The chief merits of such topographical and archæological drawings are that they be truthful and reverent. If art is ever to approach the documentary stage, to be used as the record of facts, it is in this matter. To flood the country with representations of old buildings that are not so much pictures of them as exercises in an exaggerated personal manner, is to deserve ill at the hands of all who would have preserved to them the appearance of places that are passing away. The illustrations to such books, say, as Mr. Loftie’s Inns of Court or his Westminster Abbey are of no historic or artistic value whatever; they are merely essays in a wild and weird manner of which we are tired in the originator of it; which we loathe in those who imitate its worst faults. We require a sober style in this work, after being drunken so long with its so-called picturesqueness, which, rightly considered, is but impressionism, ill seen and uninstructed.
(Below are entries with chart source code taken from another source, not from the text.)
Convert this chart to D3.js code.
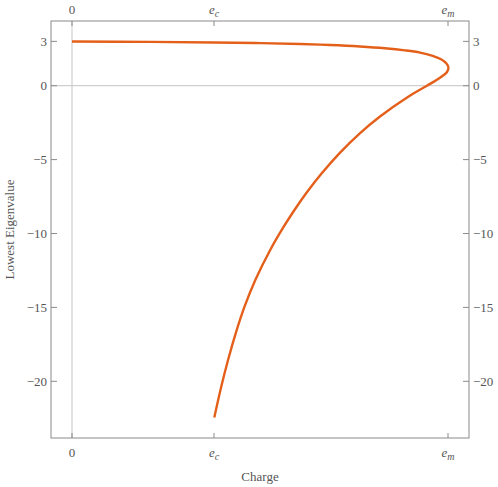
<!DOCTYPE html>
<html><head><meta charset="utf-8">
<script src="https://cdn.jsdelivr.net/npm/d3@7"></script>
<style>
body{margin:0;background:#fff;}
text{font-family:"Liberation Serif","DejaVu Serif",serif;fill:#555;}
</style></head>
<body>
<svg id="c" width="498" height="487"></svg>
<script>
// Charge in units of e_c
const EC = 1.0;
const EM = 2.648;
const xTickValues = [0, EC, EM];
const xTickLabels = [["0",""],["e","c"],["e","m"]];
const yTickValues = [3, 0, -5, -10, -15, -20];
const chargeValues = [0, 0.549, 1.0, 1.324, 1.606, 1.817, 2.028, 2.204, 2.345, 2.451, 2.535, 2.599, 2.637, 2.651, 2.641, 2.592, 2.500,
  2.368, 2.167, 2.027, 1.883, 1.759, 1.649, 1.562, 1.490, 1.396, 1.291, 1.215, 1.153, 1.099, 1.051, 1.002];
const eigenValues  = [2.99, 2.963, 2.923, 2.883, 2.822, 2.754, 2.653, 2.531, 2.389, 2.240, 2.037, 1.786, 1.502, 1.231, 0.93, 0.54, 0,
  -0.744, -2.097, -3.221, -4.574, -5.927, -7.280, -8.478, -9.560, -11.116, -13.146, -14.953, -16.752, -18.559, -20.365, -22.449];

const svg = d3.select("#c");
const L = 51, R = 469, T = 21, B = 438;
const x = d3.scaleLinear().domain([0, EM]).range([72, 448]);
const y = d3.scaleLinear().domain([0, -20]).range([85.7, 381.3]);

// gridlines (axes through origin)
svg.append("line").attr("x1", x(0)).attr("x2", x(0)).attr("y1", T).attr("y2", B)
  .attr("stroke", "#cfcfcf").attr("stroke-width", 1.2);
svg.append("line").attr("x1", L).attr("x2", R).attr("y1", y(0)).attr("y2", y(0))
  .attr("stroke", "#cfcfcf").attr("stroke-width", 1.2);

// frame
svg.append("rect").attr("x", L).attr("y", T).attr("width", R - L).attr("height", B - T)
  .attr("fill", "none").attr("stroke", "#8a8a8a").attr("stroke-width", 1);

// ticks
const tk = svg.append("g").attr("stroke", "#8a8a8a").attr("stroke-width", 1);
xTickValues.forEach(v => {
  tk.append("line").attr("x1", x(v)).attr("x2", x(v)).attr("y1", B).attr("y2", B - 5);
  tk.append("line").attr("x1", x(v)).attr("x2", x(v)).attr("y1", T).attr("y2", T + 5);
});
yTickValues.forEach(v => {
  tk.append("line").attr("y1", y(v)).attr("y2", y(v)).attr("x1", L).attr("x2", L + 6);
  tk.append("line").attr("y1", y(v)).attr("y2", y(v)).attr("x1", R).attr("x2", R - 6);
});

// x tick labels
function xLabel(v, lab, yy) {
  const t = svg.append("text").attr("x", x(v)).attr("y", yy).attr("text-anchor", "middle")
    .attr("font-size", 13);
  if (lab[1] === "") { t.text(lab[0]); }
  else {
    t.append("tspan").attr("font-style", "italic").text(lab[0]);
    t.append("tspan").attr("font-style", "italic").attr("font-size", 10).attr("dy", 3).text(lab[1]);
  }
}
xTickValues.forEach((v, i) => { xLabel(v, xTickLabels[i], 457); xLabel(v, xTickLabels[i], 14); });

// y tick labels
const fmt = v => v < 0 ? "\u2212" + Math.abs(v) : String(v);
yTickValues.forEach(v => {
  svg.append("text").attr("x", L - 4).attr("y", y(v) + 4.5).attr("text-anchor", "end")
    .attr("font-size", 13).text(fmt(v));
  svg.append("text").attr("x", R + 4).attr("y", y(v) + 4.5).attr("text-anchor", "start")
    .attr("font-size", 13).text(fmt(v));
});

// axis titles
svg.append("text").attr("x", (L + R) / 2).attr("y", 481).attr("text-anchor", "middle")
  .attr("font-size", 13).text("Charge");
svg.append("text").attr("transform", `translate(14,${(T + B) / 2}) rotate(-90)`)
  .attr("text-anchor", "middle").attr("font-size", 13).text("Lowest Eigenvalue");

// curve
const pts = chargeValues.map((c, i) => [c, eigenValues[i]]);
const line = d3.line().x(d => x(d[0])).y(d => y(d[1])).curve(d3.curveCatmullRom.alpha(0.5));
svg.append("path").datum(pts).attr("d", line).attr("fill", "none")
  .attr("stroke", "#e4601a").attr("stroke-width", 2.4).attr("stroke-linejoin", "round");
</script>
</body></html>
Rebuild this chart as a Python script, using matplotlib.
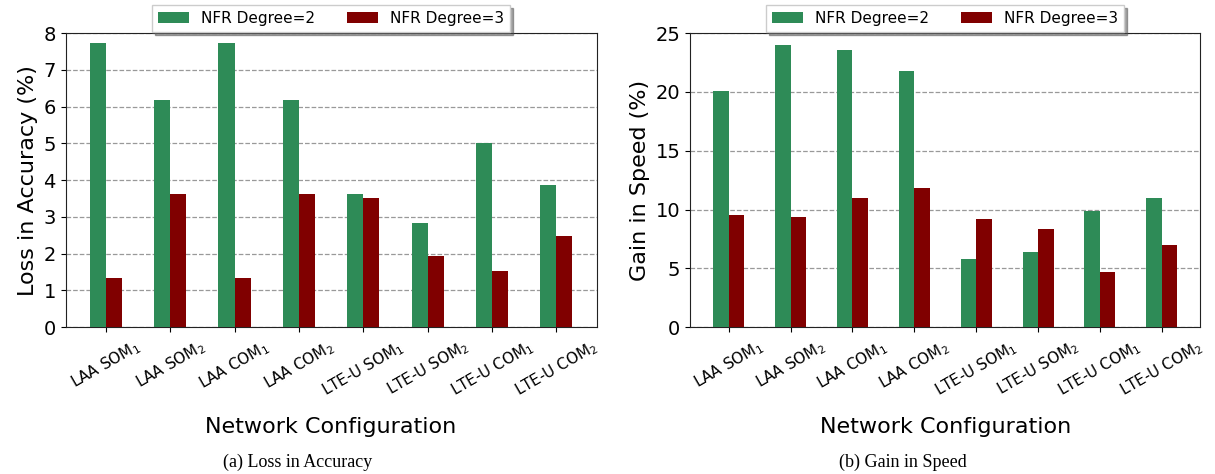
import matplotlib
matplotlib.use("Agg")
import matplotlib.pyplot as plt
import numpy as np

categories = ['LAA SOM$_1$', 'LAA SOM$_2$', 'LAA COM$_1$', 'LAA COM$_2$',
              'LTE-U SOM$_1$', 'LTE-U SOM$_2$', 'LTE-U COM$_1$', 'LTE-U COM$_2$']
acc_deg2 = [7.72, 6.19, 7.72, 6.19, 3.63, 2.83, 5.02, 3.87]
acc_deg3 = [1.33, 3.63, 1.33, 3.63, 3.52, 1.93, 1.52, 2.48]
speed_deg2 = [20.05, 24.0, 23.55, 21.75, 5.8, 6.4, 9.9, 10.95]
speed_deg3 = [9.5, 9.35, 11.0, 11.85, 9.2, 8.3, 4.7, 7.0]
series_labels = ['NFR Degree=2', 'NFR Degree=3']
green = '#2e8b57'
red = '#800000'

fig = plt.figure(figsize=(12.15, 4.74), dpi=100)
ax1 = fig.add_axes([0.054, 0.310, 0.437, 0.620])
ax2 = fig.add_axes([0.568, 0.310, 0.420, 0.620])

x = np.arange(len(categories))
w = 0.25

def draw(ax, d2, d3, ylabel, ymax, yticks):
    ax.bar(x - w / 2, d2, w, color=green, label=series_labels[0], zorder=3)
    ax.bar(x + w / 2, d3, w, color=red, label=series_labels[1], zorder=3)
    ax.set_ylim(0, ymax)
    ax.set_yticks(yticks)
    ax.set_xticks(x)
    ax.set_xticklabels(categories, rotation=30, ha='center', fontsize=11)
    ax.tick_params(axis='y', labelsize=14)
    ax.tick_params(axis='x', pad=4)
    ax.yaxis.grid(True, linestyle='--', color='#999999', linewidth=0.9, zorder=0)
    ax.set_axisbelow(True)
    ax.set_ylabel(ylabel, fontsize=16)
    ax.set_xlabel('Network Configuration', fontsize=16, labelpad=12)
    for s in ax.spines.values():
        s.set_color('#222222')
    ax.legend(loc='center', bbox_to_anchor=(0.5, 1.05), ncol=2, fontsize=11,
              shadow=True, fancybox=False, framealpha=1, edgecolor='#cccccc',
              columnspacing=2.1, handlelength=2.0)

draw(ax1, acc_deg2, acc_deg3, 'Loss in Accuracy (%)', 8, range(0, 9))
draw(ax2, speed_deg2, speed_deg3, 'Gain in Speed (%)', 25, range(0, 26, 5))

fig.text(0.245, 0.015, '(a) Loss in Accuracy', ha='center', fontsize=13,
         family='Liberation Serif')
fig.text(0.743, 0.015, '(b) Gain in Speed', ha='center', fontsize=13,
         family='Liberation Serif')

fig.savefig('out.png', dpi=100)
No one has exercised so admirable a method, whether in landscape, in portraiture, or in architecture, as Sir George Reid, but his work is not readily accessible for the study it invites. It is scholarly and expressive, eloquent of the character of his subject, free from redundancies. It is elaborate or suggestive on due occasion, and, although the style is so distinguished, you always feel that every drawing by this stylist is really and truly a representation of the person, place, or thing he has drawn, and not a mere pretext for an individual handling; no braggart assumption of “side.”